Technical information
- Licensing authority: CRTC
- Class: B1
- ERP: 2,000 watts
- HAAT: 262.4 metres (861 ft)

Links
- Webcast: Listen live
- Website: uniquefm.ca

= CJFO-FM =

Francophone community radio station in Ottawa

CJFO-FM (branded as 94,5 Unique FM) is a radio station which broadcasts a francophone community radio format on the frequency 94.5 FM/MHz in Ottawa, Ontario, Canada.

Owned by Radio de la communauté francophone d'Ottawa (RCFO), the station received CRTC approval on February 4, 2010.

The station officially launched at 6 a.m. on November 15, 2010 after a testing period that began in September 2010.

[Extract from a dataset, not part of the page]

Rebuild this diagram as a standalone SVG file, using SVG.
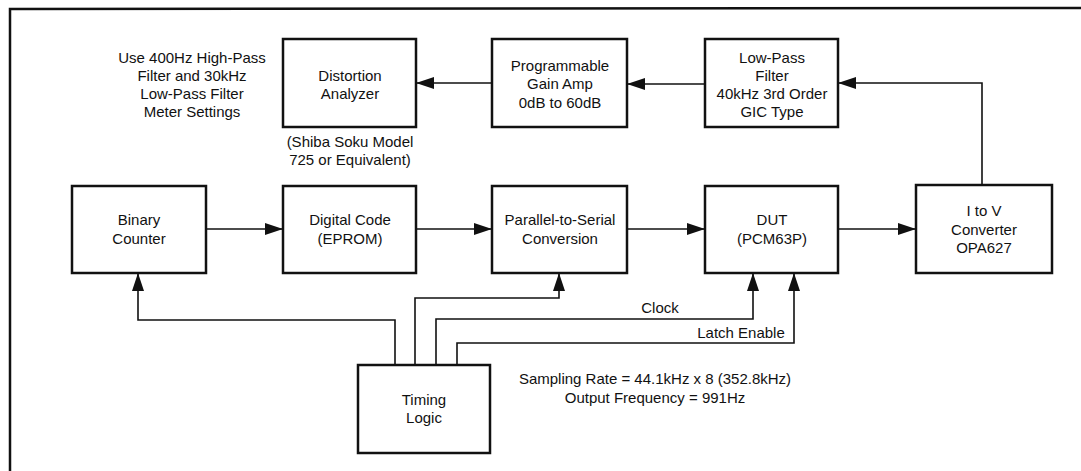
<svg xmlns="http://www.w3.org/2000/svg" width="1081" height="471" viewBox="0 0 1081 471">
<style>
.box{fill:none;stroke:#111;stroke-width:2.5}
.ln{fill:none;stroke:#111;stroke-width:1.6}
.frame{fill:none;stroke:#111;stroke-width:2.5}
text{font-family:"Liberation Sans",Arial,sans-serif;font-size:15px;fill:#111;text-anchor:middle}
</style>
<defs>
<marker id="ah" markerUnits="userSpaceOnUse" markerWidth="18" markerHeight="12" refX="18" refY="6" orient="auto">
<path d="M0,0 L18,6 L0,12 Z" fill="#111"/>
</marker>
</defs>
<rect width="1081" height="471" fill="#ffffff"/>
<path class="frame" d="M10,471 L10,9 L1081,8"/>

<g id="note-meter">
<text x="192" y="63">Use 400Hz High-Pass</text>
<text x="192" y="81">Filter and 30kHz</text>
<text x="192" y="99">Low-Pass Filter</text>
<text x="192" y="117">Meter Settings</text>
</g>
<g id="distortion-analyzer">
<rect class="box" x="283" y="39" width="133" height="88"/>
<text x="350" y="81">Distortion</text>
<text x="350" y="99">Analyzer</text>
</g>
<g id="note-shiba">
<text x="350" y="147">(Shiba Soku Model</text>
<text x="350" y="165">725 or Equivalent)</text>
</g>
<g id="pga">
<rect class="box" x="492" y="39" width="135" height="88"/>
<text x="560" y="71">Programmable</text>
<text x="560" y="89">Gain Amp</text>
<text x="560" y="108">0dB to 60dB</text>
</g>
<g id="lpf">
<rect class="box" x="705" y="39" width="133" height="88"/>
<text x="772" y="63">Low-Pass</text>
<text x="772" y="81">Filter</text>
<text x="772" y="99">40kHz 3rd Order</text>
<text x="772" y="117">GIC Type</text>
</g>
<g id="binary-counter">
<rect class="box" x="72" y="186" width="134" height="87"/>
<text x="139" y="225">Binary</text>
<text x="139" y="244">Counter</text>
</g>
<g id="digital-code">
<rect class="box" x="283" y="186" width="133" height="87"/>
<text x="350" y="225">Digital Code</text>
<text x="350" y="244">(EPROM)</text>
</g>
<g id="pts">
<rect class="box" x="492" y="186" width="135" height="87"/>
<text x="560" y="225">Parallel-to-Serial</text>
<text x="560" y="244">Conversion</text>
</g>
<g id="dut">
<rect class="box" x="705" y="186" width="133" height="87"/>
<text x="772" y="225">DUT</text>
<text x="772" y="244">(PCM63P)</text>
</g>
<g id="itov">
<rect class="box" x="916" y="185" width="136" height="88"/>
<text x="984" y="216">I to V</text>
<text x="984" y="235">Converter</text>
<text x="984" y="253">OPA627</text>
</g>
<g id="timing-logic">
<rect class="box" x="358" y="365" width="132" height="88"/>
<text x="424" y="405">Timing</text>
<text x="424" y="423">Logic</text>
</g>
<g id="note-sampling">
<text x="655" y="384">Sampling Rate = 44.1kHz x 8 (352.8kHz)</text>
<text x="655" y="403">Output Frequency = 991Hz</text>
</g>

<g id="connectors">
<path class="ln" d="M206,229 L283,229" marker-end="url(#ah)"/>
<path class="ln" d="M416,229 L492,229" marker-end="url(#ah)"/>
<path class="ln" d="M627,229 L705,229" marker-end="url(#ah)"/>
<path class="ln" d="M838,229 L916,229" marker-end="url(#ah)"/>
<path class="ln" d="M982,185 L982,83 L838,83" marker-end="url(#ah)"/>
<path class="ln" d="M705,84 L627,84" marker-end="url(#ah)"/>
<path class="ln" d="M492,83 L416,83" marker-end="url(#ah)"/>
<path class="ln" d="M395,365 L395,320 L138,320 L138,273" marker-end="url(#ah)"/>
<path class="ln" d="M415,365 L415,298 L559,298 L559,273" marker-end="url(#ah)"/>
<path class="ln" d="M436,365 L436,319 L753,319 L753,273" marker-end="url(#ah)"/>
<path class="ln" d="M457,365 L457,343 L794,343 L794,273" marker-end="url(#ah)"/>
<text x="660" y="313">Clock</text>
<text x="741" y="338">Latch Enable</text>
</g>
</svg>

While the Ottawa-Gatineau market is served by several francophone stations, CJFO is the first station in the market targeted specifically to the Franco-Ontarian audience in Ottawa and Eastern Ontario. The commercial francophone outlets are licensed to Gatineau and primarily target listeners on the Quebec side of the Ottawa River. The Radio-Canada outlets focus on not only the National Capital Region, but Canada as a whole.

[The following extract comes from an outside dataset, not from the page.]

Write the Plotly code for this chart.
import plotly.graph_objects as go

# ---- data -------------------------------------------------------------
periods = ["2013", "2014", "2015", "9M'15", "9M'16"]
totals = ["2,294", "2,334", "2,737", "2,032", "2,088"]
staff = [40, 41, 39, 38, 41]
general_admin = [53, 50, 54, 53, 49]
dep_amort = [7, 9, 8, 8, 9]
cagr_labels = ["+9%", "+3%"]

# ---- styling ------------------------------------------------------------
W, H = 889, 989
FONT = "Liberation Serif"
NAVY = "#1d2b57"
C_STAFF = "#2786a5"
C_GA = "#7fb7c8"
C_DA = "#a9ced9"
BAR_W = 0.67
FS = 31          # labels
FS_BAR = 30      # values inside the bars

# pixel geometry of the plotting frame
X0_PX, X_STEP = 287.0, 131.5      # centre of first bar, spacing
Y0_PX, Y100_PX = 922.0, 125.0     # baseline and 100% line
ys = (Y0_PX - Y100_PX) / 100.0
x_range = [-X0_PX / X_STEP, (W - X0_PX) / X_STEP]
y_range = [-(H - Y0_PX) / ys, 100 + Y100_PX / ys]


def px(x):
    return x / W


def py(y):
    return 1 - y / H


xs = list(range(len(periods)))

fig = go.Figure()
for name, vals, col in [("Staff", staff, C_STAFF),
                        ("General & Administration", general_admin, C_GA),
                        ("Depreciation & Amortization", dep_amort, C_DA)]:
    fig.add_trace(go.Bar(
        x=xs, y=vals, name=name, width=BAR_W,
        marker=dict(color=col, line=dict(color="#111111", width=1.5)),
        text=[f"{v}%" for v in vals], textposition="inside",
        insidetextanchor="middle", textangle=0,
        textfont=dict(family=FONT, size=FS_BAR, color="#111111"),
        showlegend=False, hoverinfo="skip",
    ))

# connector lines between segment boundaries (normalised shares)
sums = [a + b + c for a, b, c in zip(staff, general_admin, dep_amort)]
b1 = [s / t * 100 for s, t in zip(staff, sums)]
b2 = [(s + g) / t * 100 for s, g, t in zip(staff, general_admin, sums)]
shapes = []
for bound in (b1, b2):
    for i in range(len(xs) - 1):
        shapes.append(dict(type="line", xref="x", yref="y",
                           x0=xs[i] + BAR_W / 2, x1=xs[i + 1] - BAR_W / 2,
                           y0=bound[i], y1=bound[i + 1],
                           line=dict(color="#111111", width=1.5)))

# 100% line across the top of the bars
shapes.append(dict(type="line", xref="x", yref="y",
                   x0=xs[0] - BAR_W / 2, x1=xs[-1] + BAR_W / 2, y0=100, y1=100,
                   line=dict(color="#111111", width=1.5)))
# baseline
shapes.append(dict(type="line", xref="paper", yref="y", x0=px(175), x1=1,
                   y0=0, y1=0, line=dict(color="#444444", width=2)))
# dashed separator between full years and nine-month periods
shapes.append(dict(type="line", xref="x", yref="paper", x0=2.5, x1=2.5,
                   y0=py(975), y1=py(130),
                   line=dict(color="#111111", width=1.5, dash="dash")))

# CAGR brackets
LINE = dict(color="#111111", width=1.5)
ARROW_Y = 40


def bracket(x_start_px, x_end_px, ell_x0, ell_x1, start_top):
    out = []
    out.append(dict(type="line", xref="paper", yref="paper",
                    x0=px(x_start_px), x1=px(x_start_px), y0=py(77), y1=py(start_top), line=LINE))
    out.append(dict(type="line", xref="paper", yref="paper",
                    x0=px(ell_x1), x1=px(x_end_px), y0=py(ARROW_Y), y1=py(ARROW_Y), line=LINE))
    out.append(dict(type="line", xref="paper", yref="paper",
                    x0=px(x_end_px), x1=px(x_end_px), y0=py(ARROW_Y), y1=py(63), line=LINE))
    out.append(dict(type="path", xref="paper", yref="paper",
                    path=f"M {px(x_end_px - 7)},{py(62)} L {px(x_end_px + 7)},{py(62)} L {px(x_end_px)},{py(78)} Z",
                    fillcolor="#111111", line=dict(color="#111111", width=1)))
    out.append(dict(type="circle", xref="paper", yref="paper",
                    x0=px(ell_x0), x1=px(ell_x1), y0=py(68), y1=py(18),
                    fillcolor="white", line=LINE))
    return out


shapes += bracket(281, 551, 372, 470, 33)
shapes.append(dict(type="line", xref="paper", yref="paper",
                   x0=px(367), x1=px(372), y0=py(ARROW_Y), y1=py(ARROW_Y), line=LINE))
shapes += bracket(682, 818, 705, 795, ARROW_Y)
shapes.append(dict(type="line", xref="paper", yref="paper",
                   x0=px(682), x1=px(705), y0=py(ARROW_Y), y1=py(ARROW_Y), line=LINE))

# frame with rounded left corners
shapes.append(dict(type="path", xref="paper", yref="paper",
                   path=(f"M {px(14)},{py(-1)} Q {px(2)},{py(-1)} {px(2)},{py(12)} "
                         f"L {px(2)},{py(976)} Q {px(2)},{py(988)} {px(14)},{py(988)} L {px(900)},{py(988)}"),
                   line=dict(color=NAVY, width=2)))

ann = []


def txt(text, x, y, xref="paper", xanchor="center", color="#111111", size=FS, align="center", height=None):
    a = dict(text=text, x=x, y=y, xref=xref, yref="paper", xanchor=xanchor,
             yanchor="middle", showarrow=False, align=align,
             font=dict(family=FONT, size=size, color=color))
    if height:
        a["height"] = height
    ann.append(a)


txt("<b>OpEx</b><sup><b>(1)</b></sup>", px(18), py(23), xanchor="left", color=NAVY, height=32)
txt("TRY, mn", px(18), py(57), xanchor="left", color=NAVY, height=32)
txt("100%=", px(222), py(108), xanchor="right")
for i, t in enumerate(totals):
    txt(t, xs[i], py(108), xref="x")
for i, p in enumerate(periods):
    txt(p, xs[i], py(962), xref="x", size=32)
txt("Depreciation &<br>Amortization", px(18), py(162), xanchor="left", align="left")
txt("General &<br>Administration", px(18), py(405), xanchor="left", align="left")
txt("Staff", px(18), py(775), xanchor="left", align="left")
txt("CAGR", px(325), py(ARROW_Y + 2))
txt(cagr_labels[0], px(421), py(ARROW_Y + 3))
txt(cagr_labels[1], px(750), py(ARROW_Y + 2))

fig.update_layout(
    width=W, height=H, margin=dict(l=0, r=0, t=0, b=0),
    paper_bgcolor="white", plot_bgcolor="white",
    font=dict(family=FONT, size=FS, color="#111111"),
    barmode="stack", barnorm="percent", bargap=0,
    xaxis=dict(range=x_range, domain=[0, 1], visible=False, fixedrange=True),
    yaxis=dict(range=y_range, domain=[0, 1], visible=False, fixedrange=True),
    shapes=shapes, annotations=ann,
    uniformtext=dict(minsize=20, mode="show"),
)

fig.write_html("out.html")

The station is the francophone radio broadcast partner for the Ottawa Senators and the Ottawa Titans.

CJFO's studios are located in Vanier, while its transmitter is located in Camp Fortune, Quebec.

The station is a member of the Alliance des radios communautaires du Canada.

==History==
On August 26, 2008, RCFO's first attempt to obtain a license was denied by the CRTC. The initial application would have had the station broadcast at 101.7 MHz, with an average effective radiated power of 718 watts.

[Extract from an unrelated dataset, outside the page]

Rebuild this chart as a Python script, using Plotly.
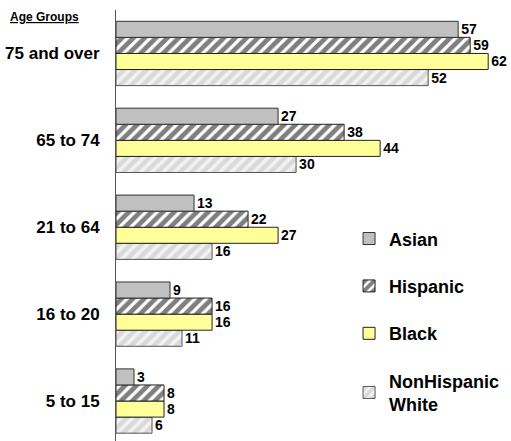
import plotly.graph_objects as go

categories = ["5 to 15", "16 to 20", "21 to 64", "65 to 74", "75 and over"]
asian = [3, 9, 13, 27, 57]
hispanic = [8, 16, 22, 38, 59]
black = [8, 16, 27, 44, 62]
nhwhite = [6, 11, 16, 30, 52]

FONT = "Arial, Liberation Sans, sans-serif"
pos = list(range(len(categories)))

series = [
    ("Asian", asian, dict(color="#C0C0C0", line=dict(color="#333333", width=1))),
    ("Hispanic", hispanic, dict(color="white", line=dict(color="#222222", width=1),
                                pattern=dict(shape="/", fgcolor="black", bgcolor="white", size=8, solidity=0.6))),
    ("Black", black, dict(color="#FFFF99", line=dict(color="#222222", width=1))),
    ("NonHispanic<br>White", nhwhite, dict(color="white", line=dict(color="#555555", width=1),
                                          pattern=dict(shape="/", fgcolor="#C0C0C0", bgcolor="#F2F2F2", size=8, solidity=0.55))),
]

fig = go.Figure()
for rank, (name, vals, marker) in reversed(list(enumerate(series))):
    fig.add_trace(go.Bar(
        y=pos, x=vals, orientation="h", name=name, marker=marker,
        text=[str(v) for v in vals], textposition="outside", cliponaxis=False,
        textfont=dict(family=FONT, size=14, color="black", weight="bold"),
        legendgroup=name, legendrank=rank + 1,
    ))

fig.update_layout(
    width=511, height=441,
    margin=dict(l=116, r=0, t=10, b=0, autoexpand=False),
    paper_bgcolor="white", plot_bgcolor="white",
    barmode="group", bargap=0.26, bargroupgap=0,
    font=dict(family=FONT, color="black"),
    showlegend=True,
    legend=dict(x=0.59, y=0.512, xanchor="left", yanchor="top",
                traceorder="grouped", tracegroupgap=21,
                font=dict(family=FONT, size=18, color="black", weight="bold"),
                bgcolor="rgba(0,0,0,0)", itemwidth=30),
    xaxis=dict(range=[0, 65.8], visible=False, fixedrange=True, automargin=False),
    yaxis=dict(range=[-0.46, 4.5], tickvals=pos, ticktext=categories,
               showline=True, linecolor="#555555", linewidth=1,
               showgrid=False, zeroline=False, ticks="", automargin=False,
               ticklabelstandoff=12,
               tickfont=dict(family=FONT, size=17, color="black", weight="bold")),
)
fig.add_annotation(text="<b><u>Age Groups</u></b>", xref="paper", yref="paper",
                   x=-108/395, y=1 + (10 - 17) / 431, xanchor="left", yanchor="middle",
                   showarrow=False, font=dict(family=FONT, size=12, color="black"))

fig.write_html("out.html")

On November 21, 2008, federal Minister of Canadian Heritage and Official Languages James Moore issued a statement calling on the CRTC to review its prior approval of two new stations in the Ottawa area, Astral Media's CJOT-FM and Frank Torres' CIDG-FM. Moore asked the commission to assess whether the francophone population of the Ottawa-Gatineau area was sufficiently well-served by existing French radio services, and to consider licensing one or more of the French language applications — which included a Christian music station, a community radio station and a campus radio station for the Université du Québec en Outaouais — in addition to or instead of the approved stations.

In the resulting round of hearings, Torres proposed that a new francophone station could be licensed on 94.5 FM, although such a station would be second-adjacent to Astral's CIMF-FM. Industry Canada subsequently aired a testing signal on 94.5 in May 2009 to determine whether the signal could be used without impacting CIMF. The test found that the signal could be used without causing significant interference to CIMF, and Astral consequently gave its consent to the use of the frequency as long as the company retained authorization to launch CJOT.